Toussaint explained the song's origin in an interview with journalist Terry Gross of National Public Radio: "Well, 'Lipstick Traces'...the guy, Benny Spellman, that sang the bass part on "Mother-In-Law" – he didn't know what it was worth at the time we were doing it, but when "Mother-In-Law" came out and sold, and went to number one, let's say, Benny Spellman that sang the bass part made sure that everyone within the sound of his voice got to know that he sang that part. And then he would go around – he would gig – based on [the fact that] he sang the low part on "Mother-In-Law". And he encouraged me...with much force, to write him a song that he could use that concept. And one result of that was the song 'Lipstick Traces'".

"Lipstick Traces (on a Cigarette)" was recorded in New Orleans on February 2, 1962. The background vocals were done by label mates Irma Thomas and Willie Harper.

== Cover versions ==

"Lipstick Traces" has been covered by a number of artists. One of the earliest cover versions was by The O'Jays in 1965. (Imperial single 66102) Their version peaked on the R&B chart at No. 28, matching the R&B chart success of Spellman's original; and surpassed it on the Pop chart, peaking at No. 48. It was included on the 1965 album Comin' Through (Imperial 9290). The O'Jays' original five-member lineup of Walter Williams (who sang lead), Eddie Levert, William Powell, Bobby Massey and Bill Isles, performed the song on a 1965 telecast of ABC-TV's "Shivaree".

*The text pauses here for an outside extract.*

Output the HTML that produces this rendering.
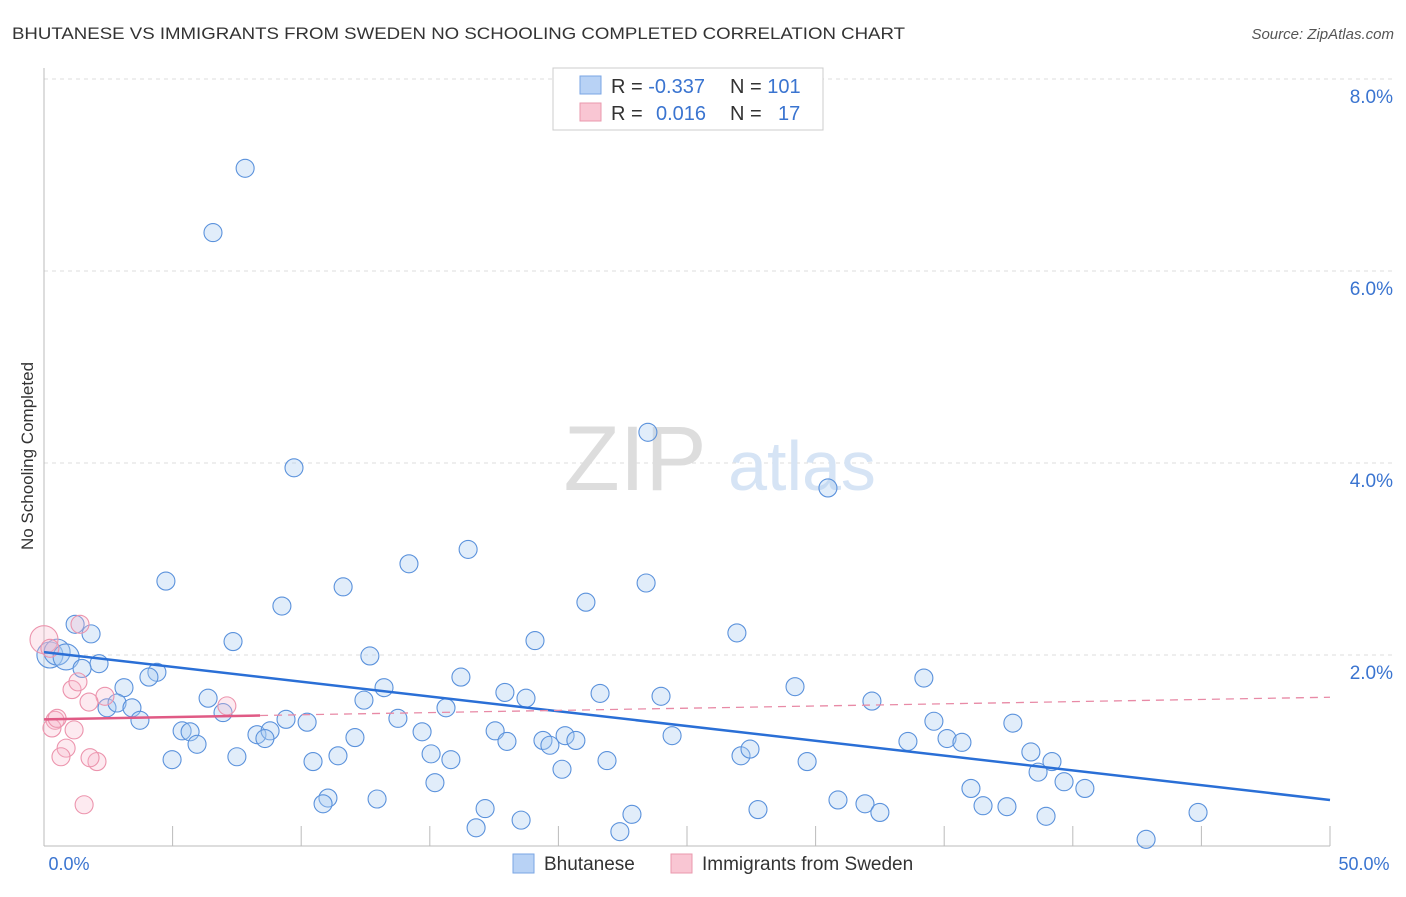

The American Breed covered the song on their 1967 self-titled debut album. Ringo Starr's cover, from his 1978 album Bad Boy, was released as a US single (backed with "Old Time Relovin'") on April 18, 1978. Other artists who have covered the song include Amazing Rhythm Aces, Donel Austin, The Beautiful South, Alex Chilton, Snooks Eaglin, Frankie Ford and Delbert McClinton. Joe Krown's instrumental version appears on his 2007 album Old Friends.

== In popular culture ==
The song was the basis for the main title of Greil Marcus' book Lipstick Traces: A Secret History of the 20th Century.